Au milieu des vapeurs toxiques, elle arrive dans “Le préservateur”, un lieu immense où s’entassent des bouts entiers de l’architecture parisienne. Le vieil homme dont c’est le sanctuaire, l’accueille à bras ouverts. Après lui avoir procuré nourritures et vêtements, il lui fait visiter. Mais bientôt, Kârihn doit répondre à ses sirènes et repartir vers la capitale tant désirée…
Ce que j’en pense
Deux ans après le premier tome, voici enfin la conclusion du nouveau Schuiten-Peeters. Comme à leur accoutumé, le duo d’auteurs se concentre sur les réflexions sur l’urbanisme et la place de l’être humain dans la ville.
Avec Kârihn, Peeters nous embarque dans un voyage initiatique et intérieur en même temps. Désirant follement rejoindre Paris, la jeune femme fantasme depuis longtemps. Mais en confrontant son fantasme à la réalité, qu’adviendra t il ?
Ce « Paris sous cloche », fantasmé, est l’occasion pour les deux compères de nous offrir des visions romantiques et débridées. Revisitant le “Paris de Carte postale”, Schuiten compose des images d’Epinal d’une grande beauté. Monuments classiques (Le Café de Flore, les bouches de métro de Guimet, la gare du Nord, Notre-dame) se mélangent aux architectures modernes (Le stade de France, la station de métro des Arts et Métiers conçue par Schuiten Himself), et aux éléments futuristes fantastiques. Ils en profitent même pour ressusciter, le temps de quelques planches, les lieux qui n’auraient pas dû disparaître, comme le “Ventre de Paris”, les anciennes halles…
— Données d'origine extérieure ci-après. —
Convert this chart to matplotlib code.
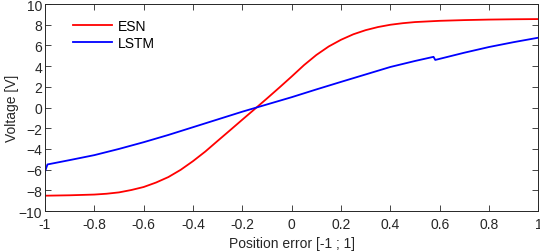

Le résultat est romantique et extraordinaire. Au milieu de ce bric-à-brac somptueux et onirique, les auteurs laissent la place d’honneur au *“Musée des Arts et Métiers” et à leurs collections scientifiques…
Si la part belle est laissée à la ville, véritable personnage protéïforme, Peeters n’en oublie pas son héroïne. A travers sa trajectoire dramatique et attendue, Kârihn devra dépasser son fantasme et accepter le réel.
A travers elle, nous sommes invités à nous enthousiasmer, mais aussi à réfléchir sur le rôle de la ville. Musée total ? Endroit de non-vie mais qu’on doit protéger de nous-même ? Et si, nous aussi, nous avions le droit de rêver à une ville idéale ?
* La sortie de l’album correspond à l’exposition “Machines à dessiner”, qui a lieue du 25 octobre 2016 au 26 février 2017. Scénarisé par Schuiten et Peeters, cette exposition fait dialoguer les visions des auteurs et un ensemble de machines choisies dans les réserves du musée, jetant un pont entre leur univers fantastique (les citées obscures) et le monde des techniques.
N’hésitez pas à prolonger la rêverie par un tour au musée.